World Needs More Ethiopia & Less Exxon

Ethiopia's Nobel Peace Prize winning Prime Minister, Abiy Ahmed, planting a tree in Addis Ababa. (Image: Office of the Prime Minister of Ethiopia)

Corporate Knights

The Ethiopian Prime Minister Abiy Ahmed Ali won the Nobel Peace Prize this year for ending a multi-decade war with Eritrea. Equally notable, he made one of the boldest moves of any world leader yet to end the war on nature. On a single day on July 29, he led a blitz to plant 353 million trees (part of a larger program to plant 4 billion), for an estimated cost of US$548 million, representing almost 1% of Ethiopia’s gross domestic product.

To put that number in perspective, if a rich country like Canada were to invest 1% of its GDP planting new trees over a period of just eight years, it could remove up to half of the heat-trapping greenhouse gases (GHGs) that have been deposited by humankind in the atmosphere since the Industrial Revolution.

Former ExxonMobil scientist Dr. M. Stanley Whittingham also won a Nobel prize this year for his pioneering work in the development of the lithium-ion battery for the company in the 1970s. In its citation for the prize, The Royal Swedish Academy of Sciences said: “This light-weight, rechargeable and powerful battery is now used in everything from mobile phones to laptops and electric vehicles. It can also store significant amounts of energy from solar and wind power, making possible a fossil fuel-free society.”

For whatever reason, after Whittingham’s initial breakthrough, Exxon put the rechargeable battery project on ice, citing high manufacturing costs and safety concerns.

That wasn’t the only time Exxon scientists developed potential breakthrough technologies to decarbonize the global economy. Exxon holds more low-carbon patents than any company on the planet, according to a Chatham House report.

Exxon’s annual sales are more than triple Ethiopia’s GDP. One wonders how different the world would be had the company invested its vast resources in a better future rather than holding it back. Exxon’s shareholders should be asking this question too.

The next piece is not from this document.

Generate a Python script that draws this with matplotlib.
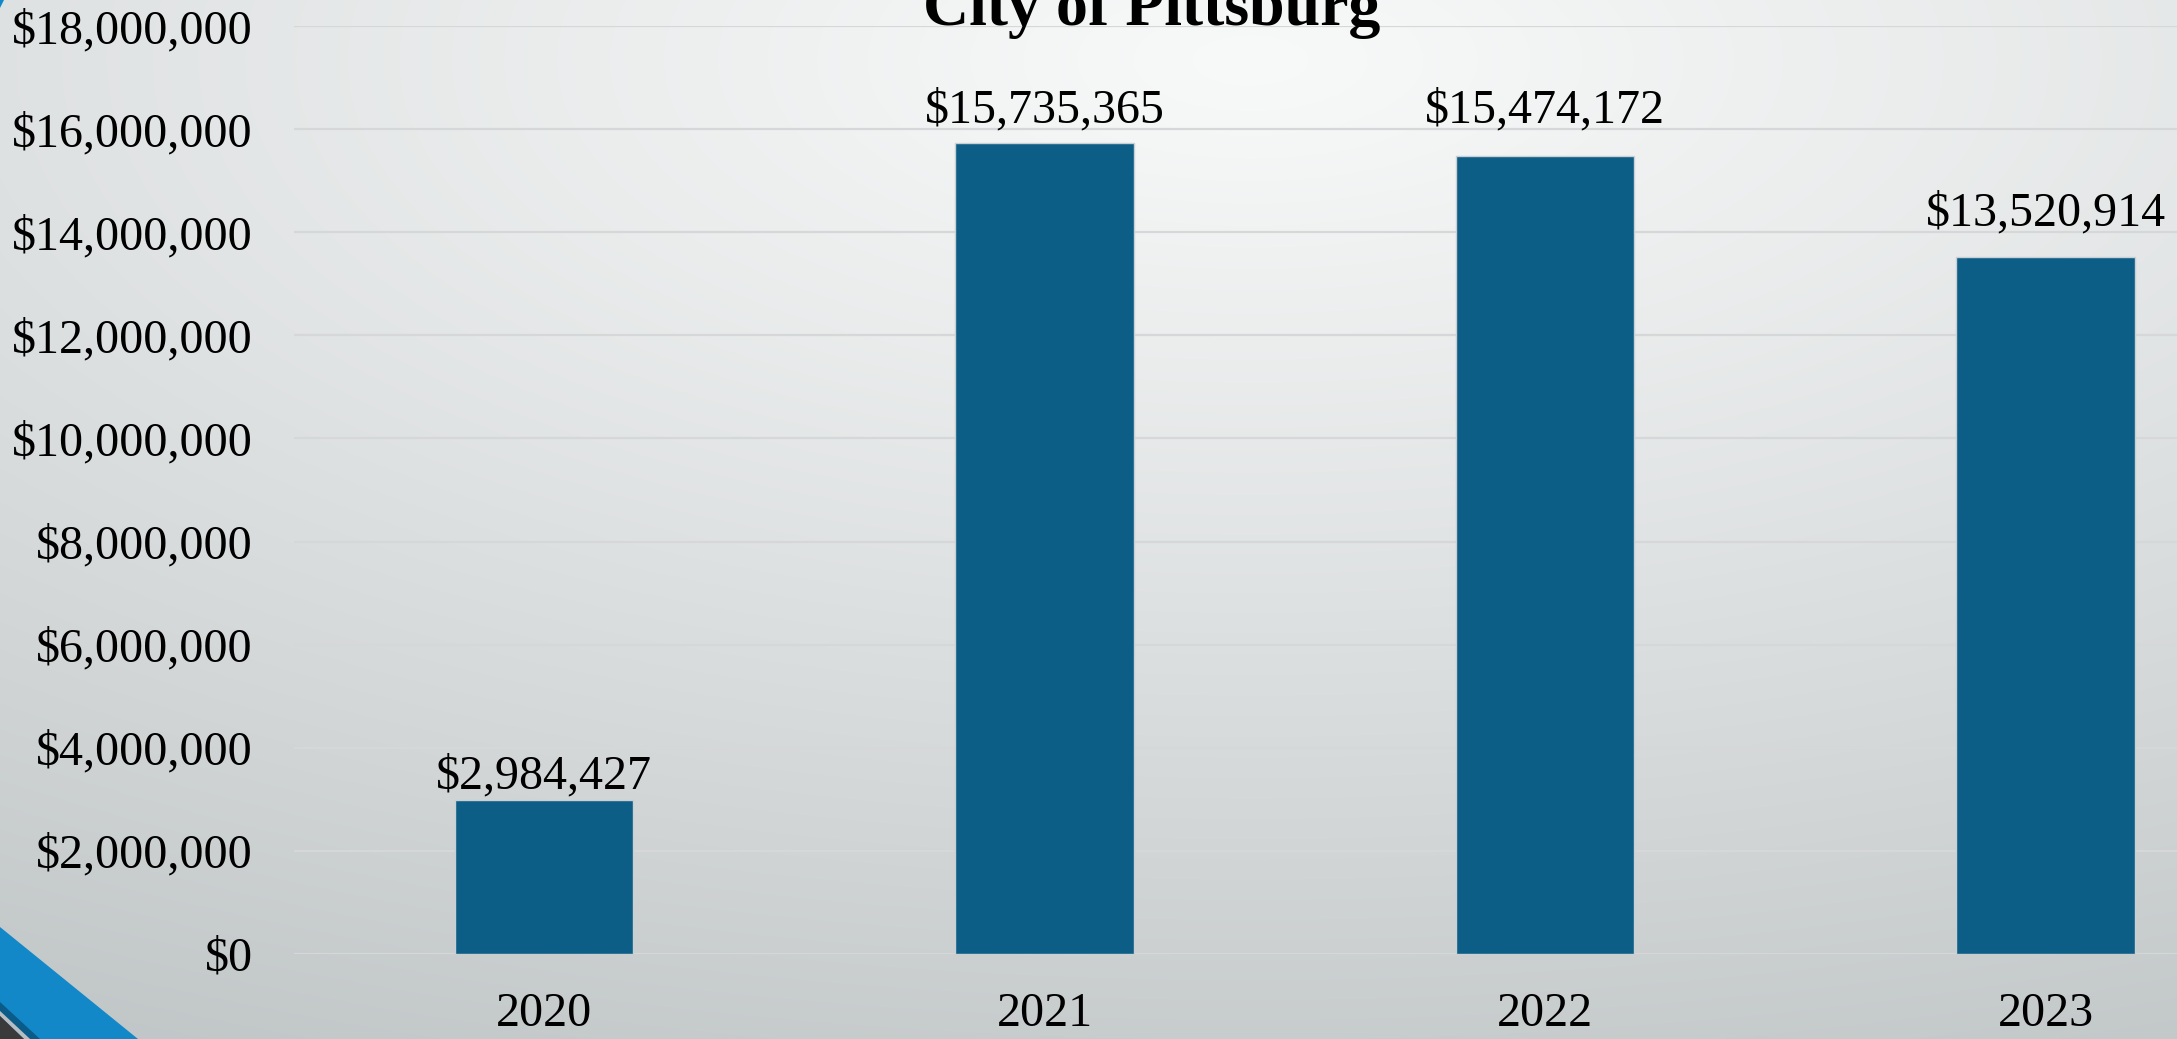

Over the past 10 years, Exxon’s stock has been a dog, returning just one dollar for every six generated by an equivalent investment in the broader U.S. stock market.

The reason for this is the best news possible: economics. The low-carbon way is now the better, cheaper way. This is true across a host of critical technologies from electric vehicles to renewable power and storage.

To wit: A recent report by BNP Paribas Asset Management (which has US$469 billion in assets under management) found that oil needs a long-term breakeven price of $10–$20 per barrel to remain competitive in mobility, which accounts for more than a third of demand for crude oil. The report concludes the “economics of oil for gasoline and diesel vehicles versus wind- and solar-powered electric vehicles are now in relentless and irreversible decline, with far-reaching implications for both policymakers and the oil majors.”

It’s good news that investors are waking up to the greatest threat to humanity, and even better news that it is for economic reasons, as that suggests the possibility of a massive scale-down of financing of climate problems in favour of climate solutions. But it’s not happening fast enough.

It’s as if our house is on fire and we are waiting for the boxing day sale on sprinklers.

We need to turn the firehose on. For decades, dealing with climate change (now a climate emergency) has been a massive collective action problem with little incentive to be a first mover, because it has been viewed as an environmental problem. Any single actor (with the exception of China or the U.S.) could not hope to make more than a dent on their own, and the benefits would not be reaped for decades into the future.

But when viewed through the lens of economics, the first mover disadvantage becomes an advantage. Those who lead the race to the rising low carbon economy stand to reap the biggest gains.

Which brings us to Canada, eh. With our energy industry on the ropes and struggling to remain relevant in what Shell CEO Ben van Beurden describes as a “lower forever” oil price world, the sooner we change our mindset to see the low-carbon economy as something to fight for rather than against the better.

Ditto for the rest of our economy — from the beleaguered internal combustion auto sector and energy-inefficient heavy industry to buildings and the balkanized electrical grid — embracing the opportunities of a low-carbon economy could bring our country together instead of driving it apart.

But it will take a serious chunk of change: about $300 billion over the next six years, according to The Capital Plan for Clean Prosperity, a Corporate Knights report for the Council for Clean Capitalism.

The simplest most effective way to move Canada to the front of the global low-carbon economic expansion would be for the federal government to initiate a large clean stimulus package backed by an annual $50 billion green bond program that would provide grants for businesses to deploy climate solutions.

As the global economy enters a period of contraction, the timing for such a stimulus could not be better.

Using the best models available, such a bold move could add as many as 900,000 jobs and $700 billion of GDP growth over six years.

Unlike Ethiopia we have abundant means to do this. A $300 billion pot of free money would focus the imagination of Canadian businesses. We should not underestimate our ability to capitalize on the awesome low-carbon growth opportunity.